CO₂ capture from large point sources is indispensable for achieving 1.5 degree target as long as fossil fuels are still in use. Selective adsorption of CO₂ from flue gas constitutes a promising CO₂ capture technology, thanks to the development of numerous fascinating solid adsorbents in the past three decades. However, very few adsorbents can retain their required performance in the presence of moisture which is unfortunately always the case in reality. In this study, we elevated the CO₂ adsorption and separation performance of a water-stable aluminum-based porphyrin metal-organic frameworks (Al-PMOF) by inserting transition metals as adsorption sites. Compared with the pristine Al-PMOF and other four transition metals (TMs) incorporated PMOFs (Al-PMOF(M)), the Co-inserted Al-PMOF (Al-PMOF(Co)) exhibited the highest CO₂ adsorption capacity (3.32 mmol/g) and highest CO₂/N₂ and CO₂/CH₄ selectivity (87 and 20, respectively) at 273 K and 1.0 bar. After three consecutive cyclic moisture treatments, the CO₂ adsorption capacity of Al-PMOF(Co) remained almost unchanged.
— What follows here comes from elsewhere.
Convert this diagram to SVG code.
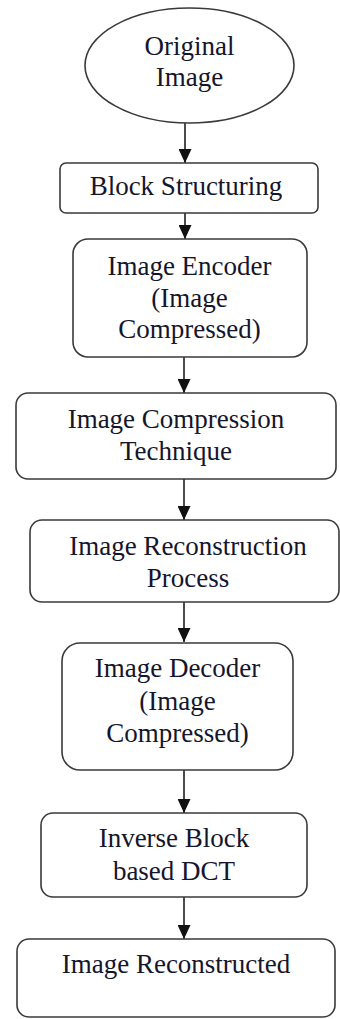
<svg xmlns="http://www.w3.org/2000/svg" width="340" height="1019" viewBox="0 0 340 1019">
<style>
.s{fill:#fff;stroke:#3a3a3a;stroke-width:1.6}
.t{font-family:'Liberation Serif','Times New Roman',serif;font-size:27px;fill:#15152b;text-anchor:middle}
.c{stroke:#111;stroke-width:1.5;fill:none}
</style>
<defs>
<marker id="ah" viewBox="0 0 14 13" refX="14" refY="6.5" markerWidth="14" markerHeight="13" markerUnits="userSpaceOnUse" orient="auto">
<path d="M0,0 L14,6.5 L0,13 Z" fill="#111"/>
</marker>
</defs>
<rect width="340" height="1019" fill="#fff"/>
<g id="connectors">
<line class="c" x1="185" y1="123" x2="185" y2="163" marker-end="url(#ah)"/>
<line class="c" x1="185" y1="213" x2="185" y2="239" marker-end="url(#ah)"/>
<line class="c" x1="184" y1="357" x2="184" y2="393" marker-end="url(#ah)"/>
<line class="c" x1="184" y1="479" x2="184" y2="520" marker-end="url(#ah)"/>
<line class="c" x1="184" y1="602" x2="184" y2="642" marker-end="url(#ah)"/>
<line class="c" x1="184" y1="770" x2="184" y2="813" marker-end="url(#ah)"/>
<line class="c" x1="184" y1="897" x2="184" y2="939" marker-end="url(#ah)"/>
</g>
<g id="n1">
<ellipse class="s" cx="189.5" cy="65.5" rx="104.5" ry="57.5"/>
<text class="t" x="189.5" y="55">Original</text>
<text class="t" x="189.5" y="86">Image</text>
</g>
<g id="n2">
<rect class="s" x="60" y="163" width="258" height="50" rx="6"/>
<text class="t" x="186" y="195">Block Structuring</text>
</g>
<g id="n3">
<rect class="s" x="73" y="239" width="234" height="118" rx="15"/>
<text class="t" x="189.5" y="275">Image Encoder</text>
<text class="t" x="189.5" y="307">(Image</text>
<text class="t" x="189.5" y="338">Compressed)</text>
</g>
<g id="n4">
<rect class="s" x="16" y="393" width="320" height="86" rx="12"/>
<text class="t" x="176" y="428">Image Compression</text>
<text class="t" x="176" y="460">Technique</text>
</g>
<g id="n5">
<rect class="s" x="30" y="520" width="309" height="82" rx="12"/>
<text class="t" x="188" y="555">Image Reconstruction</text>
<text class="t" x="188" y="587">Process</text>
</g>
<g id="n6">
<rect class="s" x="62" y="643" width="231" height="127" rx="18"/>
<text class="t" x="177.5" y="677">Image Decoder</text>
<text class="t" x="177.5" y="710">(Image</text>
<text class="t" x="177.5" y="742">Compressed)</text>
</g>
<g id="n7">
<rect class="s" x="41" y="813" width="266" height="84" rx="12"/>
<text class="t" x="174" y="847">Inverse Block</text>
<text class="t" x="174" y="880">based DCT</text>
</g>
<g id="n8">
<rect class="s" x="17" y="939" width="318" height="78" rx="12"/>
<text class="t" x="176" y="973">Image Reconstructed</text>
</g>
</svg>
More importantly, the dynamic binary CO₂/N₂ breakthrough adsorption of Al-PMOF(Co) exhibited negligible differences in CO₂ adsorption capacities between dry and wet flue gas conditions, suggesting that TMs incorporated Al-PMOF possess excellent moisture-resistant properties. Mechanistic studies using the combined in situ synchrotron infrared spectroscopic and powder X-ray diffraction together with density functional theory calculations unambiguously revealed the inserted metals are the dominant CO₂ adsorption sites. This study materializes the rational design of efficient adsorbents for CO₂ capture and contributes to mitigating climate change.